Objective: Copy from the first line below down to and including the line with "minimum height=154.5pt] (lst3)". Skip the pictures.

Source material:
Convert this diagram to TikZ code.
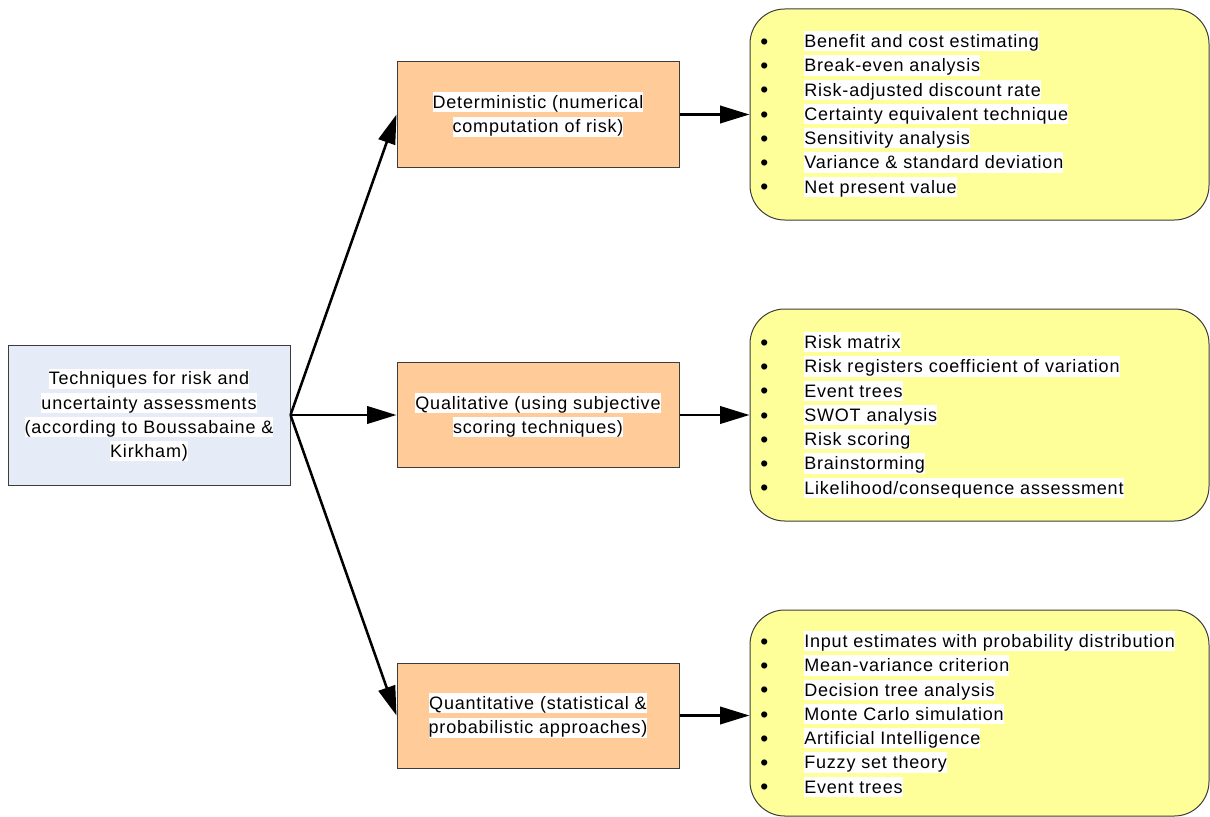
\documentclass[tikz,border=0pt]{standalone}
\usepackage{fontspec}
\setmainfont[LetterSpace=4.5]{Liberation Sans}
\usetikzlibrary{arrows.meta}
\definecolor{rootfill}{HTML}{E6ECF7}
\definecolor{catfill}{HTML}{FFCC99}
\definecolor{listfill}{HTML}{FFFF99}
\definecolor{edgegray}{HTML}{3C3C3C}
% white highlight behind a text line
\newcommand{\wl}[1]{{\setlength{\fboxsep}{0pt}\colorbox{white}{\rule[-0.21em]{0pt}{1.12em}#1}}}
% bullet with its hanging gap
\newcommand{\bl}{\makebox[33pt][l]{\raisebox{-1.4pt}{\fontsize{17pt}{18pt}\selectfont\textbullet}}}
\tikzset{
  every node/.style={font=\fontsize{13.5pt}{18.2pt}\selectfont},
  rootbox/.style={draw=edgegray, line width=0.75pt, fill=rootfill, align=center,
    minimum width=211.5pt, minimum height=105pt, inner sep=0pt},
  catbox/.style={draw=edgegray, line width=0.75pt, fill=catfill, align=center,
    minimum width=211.5pt, minimum height=78.75pt, inner sep=0pt},
  listbox/.style={draw=edgegray, line width=0.75pt, fill=listfill, rounded corners=26pt,
    minimum width=344.25pt, inner sep=0pt},
  listtext/.style={inner sep=0pt, anchor=base west},
  conn/.style={line width=1.9pt, -{Triangle[length=22pt,width=13pt]}},
}
\begin{document}
\begin{tikzpicture}[x=0.75pt, y=-0.75pt]
\useasboundingbox (0,0) rectangle (1210,817);

% root and category boxes
\node[rootbox] (root) at (149,415) {\wl{Techniques for risk and}\\ \wl{uncertainty assessments}\\ \wl{(according to Boussabaine \&}\\ \wl{Kirkham)}};
\node[catbox] (det) at (538,114.5) {\wl{Deterministic (numerical}\\ \wl{computation of risk)}};
\node[catbox] (qual) at (538,415) {\wl{Qualitative (using subjective}\\ \wl{scoring techniques)}};
\node[catbox] (quant) at (538,715.5) {\wl{Quantitative (statistical \&}\\ \wl{probabilistic approaches)}};

% technique lists
\node[listbox, minimum height=158.25pt] (lst1) at (979.5,114.5) {};
\node[listbox, minimum height=159pt] (lst2) at (979.5,415) {};
\node[listbox, minimum height=154.5pt] (lst3) at (979.5,713) {};

\node[listtext] (t1) at (760,47.5) {\begin{tabular}[t]{@{}l@{}}
\bl\wl{Benefit and cost estimating}\\
\bl\wl{Break-even analysis}\\
\bl\wl{Risk-adjusted discount rate}\\
\bl\wl{Certainty equivalent technique}\\
\bl\wl{Sensitivity analysis}\\
\bl\wl{Variance \& standard deviation}\\
\bl\wl{Net present value}
\end{tabular}};
\node[listtext] (t2) at (760,348.5) {\begin{tabular}[t]{@{}l@{}}
\bl\wl{Risk matrix}\\
\bl\wl{Risk registers coefficient of variation}\\
\bl\wl{Event trees}\\
\bl\wl{SWOT analysis}\\
\bl\wl{Risk scoring}\\
\bl\wl{Brainstorming}\\
\bl\wl{Likelihood/consequence assessment}
\end{tabular}};
\node[listtext] (t3) at (760,647.5) {\begin{tabular}[t]{@{}l@{}}
\bl\wl{Input estimates with probability distribution}\\
\bl\wl{Mean-variance criterion}\\
\bl\wl{Decision tree analysis}\\
\bl\wl{Monte Carlo simulation}\\
\bl\wl{Artificial Intelligence}\\
\bl\wl{Fuzzy set theory}\\
\bl\wl{Event trees}
\end{tabular}};

% connectors
\draw[conn] (root.east) -- (det.west);
\draw[conn] (root.east) -- (qual.west);
\draw[conn] (root.east) -- (quant.west);
\draw[conn] (det.east) -- (det.east -| lst1.west);
\draw[conn] (qual.east) -- (qual.east -| lst2.west);
\draw[conn] (quant.east) -- (quant.east -| lst3.west);
\end{tikzpicture}
\end{document}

Written answer:
Convert this diagram to TikZ code.
\documentclass[tikz,border=0pt]{standalone}
\usepackage{fontspec}
\setmainfont[LetterSpace=4.5]{Liberation Sans}
\usetikzlibrary{arrows.meta}
\definecolor{rootfill}{HTML}{E6ECF7}
\definecolor{catfill}{HTML}{FFCC99}
\definecolor{listfill}{HTML}{FFFF99}
\definecolor{edgegray}{HTML}{3C3C3C}
% white highlight behind a text line
\newcommand{\wl}[1]{{\setlength{\fboxsep}{0pt}\colorbox{white}{\rule[-0.21em]{0pt}{1.12em}#1}}}
% bullet with its hanging gap
\newcommand{\bl}{\makebox[33pt][l]{\raisebox{-1.4pt}{\fontsize{17pt}{18pt}\selectfont\textbullet}}}
\tikzset{
  every node/.style={font=\fontsize{13.5pt}{18.2pt}\selectfont},
  rootbox/.style={draw=edgegray, line width=0.75pt, fill=rootfill, align=center,
    minimum width=211.5pt, minimum height=105pt, inner sep=0pt},
  catbox/.style={draw=edgegray, line width=0.75pt, fill=catfill, align=center,
    minimum width=211.5pt, minimum height=78.75pt, inner sep=0pt},
  listbox/.style={draw=edgegray, line width=0.75pt, fill=listfill, rounded corners=26pt,
    minimum width=344.25pt, inner sep=0pt},
  listtext/.style={inner sep=0pt, anchor=base west},
  conn/.style={line width=1.9pt, -{Triangle[length=22pt,width=13pt]}},
}
\begin{document}
\begin{tikzpicture}[x=0.75pt, y=-0.75pt]
\useasboundingbox (0,0) rectangle (1210,817);

% root and category boxes
\node[rootbox] (root) at (149,415) {\wl{Techniques for risk and}\\ \wl{uncertainty assessments}\\ \wl{(according to Boussabaine \&}\\ \wl{Kirkham)}};
\node[catbox] (det) at (538,114.5) {\wl{Deterministic (numerical}\\ \wl{computation of risk)}};
\node[catbox] (qual) at (538,415) {\wl{Qualitative (using subjective}\\ \wl{scoring techniques)}};
\node[catbox] (quant) at (538,715.5) {\wl{Quantitative (statistical \&}\\ \wl{probabilistic approaches)}};

% technique lists
\node[listbox, minimum height=158.25pt] (lst1) at (979.5,114.5) {};
\node[listbox, minimum height=159pt] (lst2) at (979.5,415) {};
\node[listbox, minimum height=154.5pt] (lst3) at (979.5,713) {};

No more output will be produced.